T-Mobile and the Competitive Carriers Association (CCA) have joined forces in an effort to block AT&T’s proposed acquisition of two Lower 700MHz B Block spectrum licenses in California, AT&T federal regulatory vice president Joan Marsh said in a Tuesday blog post.
According to Marsh, T-Mobile and CCA have “no real argument” against the merits of the deal and “fundamentally misconstrue the FCC’s new enhanced factor analysis,” a new ruled passed in May 2014 which subjects any transaction resulting in a carrier controlling one-third of spectrum below 1 GHz in any given market to an enhanced review.
In their filing to the FCC, T-Mobile and CCA sought to curtail what they called AT&T’s spectrum “buying spree” and said the FCC has a responsibility to protect “consumers from the harmful effects of further low-band spectrum aggregation by the two dominant nationwide providers.”
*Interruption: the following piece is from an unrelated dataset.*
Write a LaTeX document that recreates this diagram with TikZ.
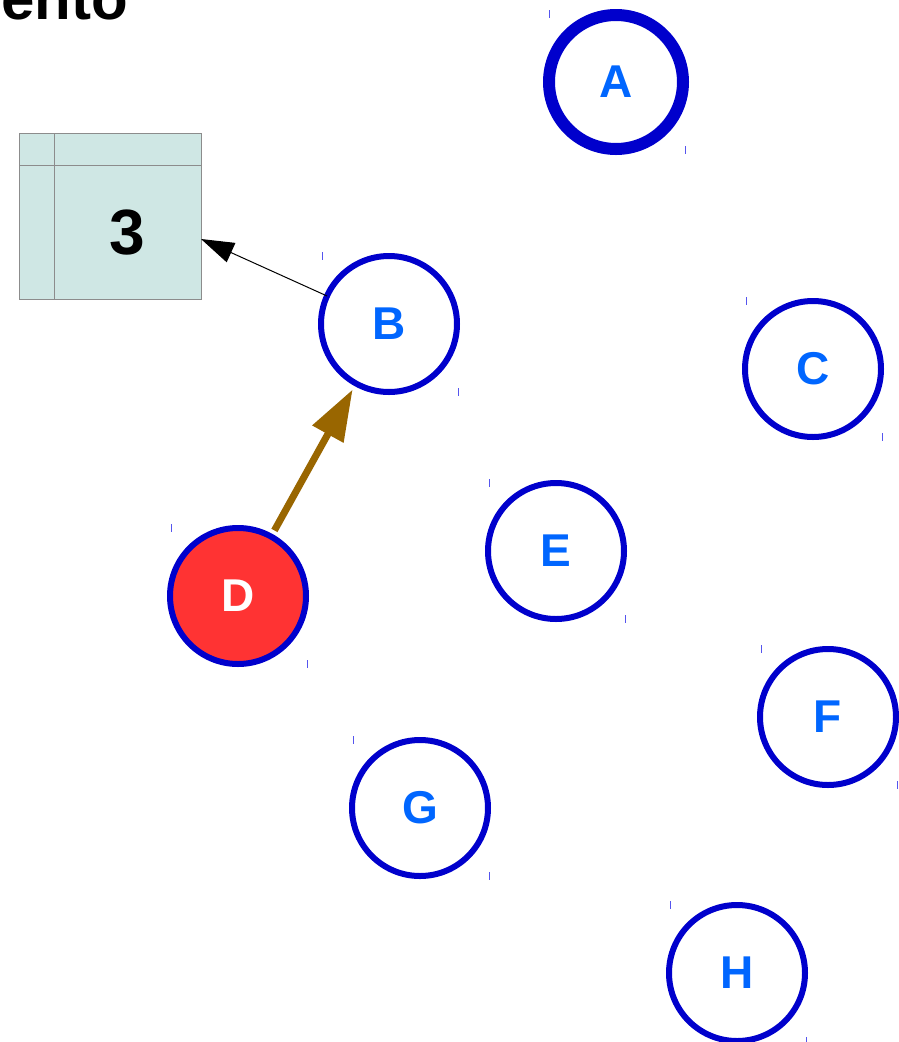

However, Marsh argued that T-Mobile and CCA were making unnecessary alarmist statements and said the deal will simply “improve spectral efficiency, increase network capacity and enable us to offer faster, higher quality services.” According to Marsh, the FCC has a history of approving transactions that enable 10 x 10 MHz LTE deployments to serve the public interest.
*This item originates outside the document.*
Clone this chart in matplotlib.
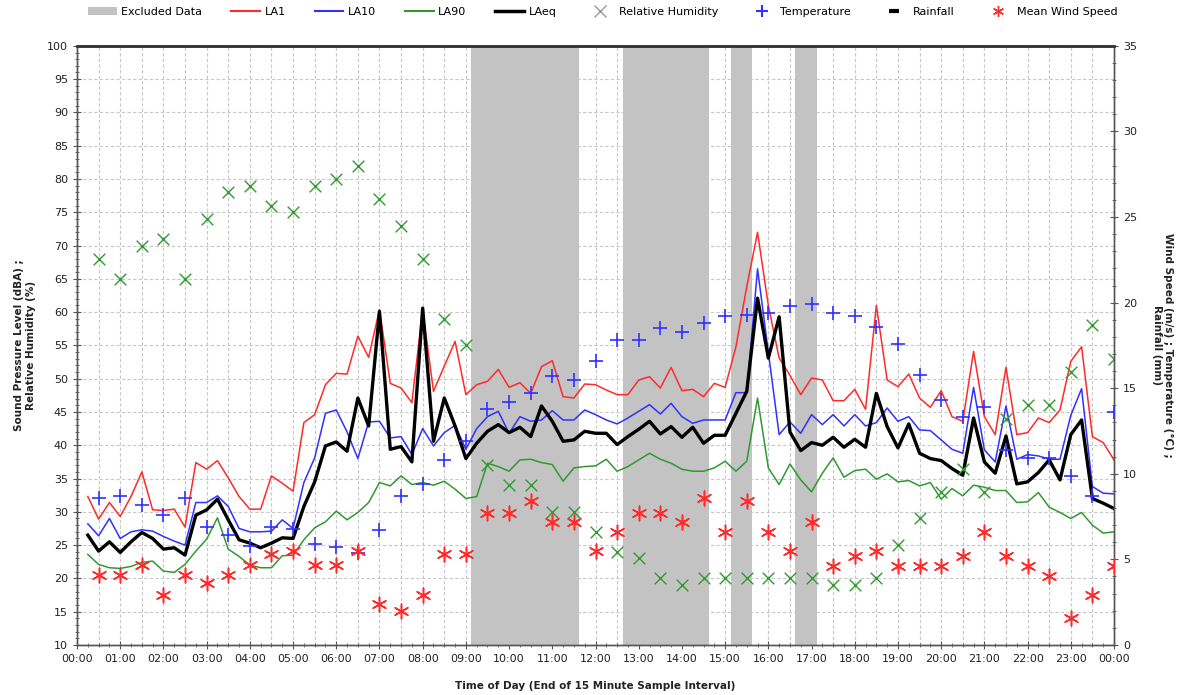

Marsh said AT&T is looking to follow that precedent and move forward to approval of the deal, which has been pending for more than a year.
T-Mobile’s latest filing is the most recent in a series of attempts by the Un-Carrier to prevent AT&T and Verizon from accumulating additional low band spectrum.
In June, T-Mobile and Sprint sought to have the FCC increase the reserve of 600 MHz spectrum in the upcoming incentive auction.